• TASK PROMPT
Write the material out again in full, word for word. Do not include the pictures.

• GIVEN INFORMATION
>>>>

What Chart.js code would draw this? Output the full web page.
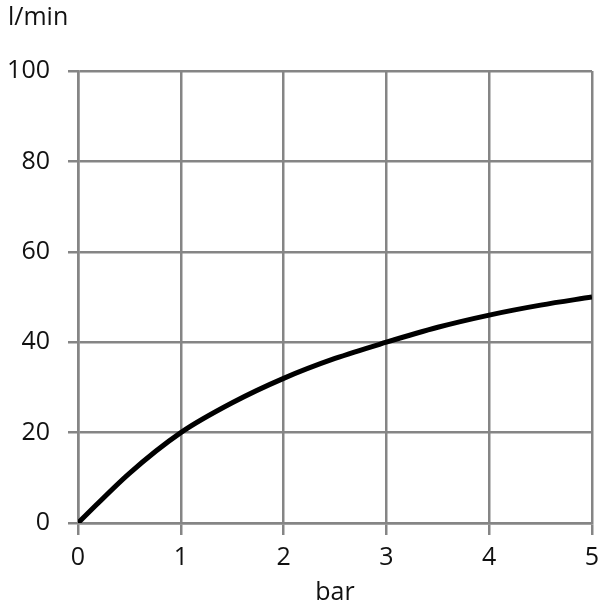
<!DOCTYPE html>
<html>
<head>
<meta charset="utf-8">
<script src="https://cdn.jsdelivr.net/npm/chart.js@4"></script>
<style>
  html, body { margin: 0; padding: 0; background: #fff; }
  #wrap { width: 600px; height: 608px; }
</style>
</head>
<body>
<div id="wrap"><canvas id="flow-chart" width="600" height="608"></canvas></div>
<script>
const pressure = [0, 0.5, 1, 1.5, 2, 2.5, 3, 3.5, 4, 4.5, 5];
const flow = [0, 11, 20, 26.6, 32, 36.4, 40, 43.3, 46, 48.2, 50];
const xTitle = 'bar';
const yTitle = 'l/min';

const gridColor = '#858585';
const font = { family: "'Open Sans', 'Liberation Sans', sans-serif", size: 25, weight: 'normal' };

const points = pressure.map((p, i) => ({ x: p, y: flow[i] }));

const config = {
  type: 'line',
  data: {
    datasets: [{
      data: points,
      borderColor: '#000',
      borderWidth: 5,
      pointRadius: 0,
      cubicInterpolationMode: 'monotone',
      fill: false
    }]
  },
  options: {
    responsive: false,
    animation: false,
    layout: { padding: { left: 8, right: 8, top: 0, bottom: 0 } },
    plugins: {
      legend: { display: false },
      tooltip: { enabled: false },
      title: {
        display: true,
        text: yTitle,
        align: 'start',
        color: '#111',
        font: font,
        padding: { top: 3, bottom: 38 }
      }
    },
    scales: {
      x: {
        type: 'linear',
        min: 0,
        max: 5,
        ticks: { stepSize: 1, color: '#111', font: font, padding: 8, maxRotation: 0 },
        grid: { color: gridColor, lineWidth: 2.5, tickLength: 12, tickColor: gridColor },
        border: { color: gridColor, width: 2.5 },
        title: { display: true, text: xTitle, color: '#111', font: font, padding: { top: -6, bottom: 0 } },
        afterFit: s => { s.height = 85; s.paddingRight = 0; s.paddingLeft = 0; }
      },
      y: {
        min: 0,
        max: 100,
        ticks: { stepSize: 20, color: '#111', font: font, padding: 18 },
        grid: { color: gridColor, lineWidth: 2.5, tickLength: 10, tickColor: gridColor },
        border: { color: gridColor, width: 2.5 },
        afterFit: s => { s.width = 70; }
      }
    }
  }
};

new Chart(document.getElementById('flow-chart'), config);
</script>
</body>
</html>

<<<<

• RESPONSE TO THIS EXERCISE
What Chart.js code would draw this? Output the full web page.
<!DOCTYPE html>
<html>
<head>
<meta charset="utf-8">
<script src="https://cdn.jsdelivr.net/npm/chart.js@4"></script>
<style>
  html, body { margin: 0; padding: 0; background: #fff; }
  #wrap { width: 600px; height: 608px; }
</style>
</head>
<body>
<div id="wrap"><canvas id="flow-chart" width="600" height="608"></canvas></div>
<script>
const pressure = [0, 0.5, 1, 1.5, 2, 2.5, 3, 3.5, 4, 4.5, 5];
const flow = [0, 11, 20, 26.6, 32, 36.4, 40, 43.3, 46, 48.2, 50];
const xTitle = 'bar';
const yTitle = 'l/min';

const gridColor = '#858585';
const font = { family: "'Open Sans', 'Liberation Sans', sans-serif", size: 25, weight: 'normal' };

const points = pressure.map((p, i) => ({ x: p, y: flow[i] }));

const config = {
  type: 'line',
  data: {
    datasets: [{
      data: points,
      borderColor: '#000',
      borderWidth: 5,
      pointRadius: 0,
      cubicInterpolationMode: 'monotone',
      fill: false
    }]
  },
  options: {
    responsive: false,
    animation: false,
    layout: { padding: { left: 8, right: 8, top: 0, bottom: 0 } },
    plugins: {
      legend: { display: false },
      tooltip: { enabled: false },
      title: {
        display: true,
        text: yTitle,
        align: 'start',
        color: '#111',
        font: font,
        padding: { top: 3, bottom: 38 }
      }
    },
    scales: {
      x: {
        type: 'linear',
        min: 0,
        max: 5,
        ticks: { stepSize: 1, color: '#111', font: font, padding: 8, maxRotation: 0 },
        grid: { color: gridColor, lineWidth: 2.5, tickLength: 12, tickColor: gridColor },
        border: { color: gridColor, width: 2.5 },
        title: { display: true, text: xTitle, color: '#111', font: font, padding: { top: -6, bottom: 0 } },
        afterFit: s => { s.height = 85; s.paddingRight = 0; s.paddingLeft = 0; }
      },
      y: {
        min: 0,
        max: 100,
        ticks: { stepSize: 20, color: '#111', font: font, padding: 18 },
        grid: { color: gridColor, lineWidth: 2.5, tickLength: 10, tickColor: gridColor },
        border: { color: gridColor, width: 2.5 },
        afterFit: s => { s.width = 70; }
      }
    }
  }
};

new Chart(document.getElementById('flow-chart'), config);
</script>
</body>
</html>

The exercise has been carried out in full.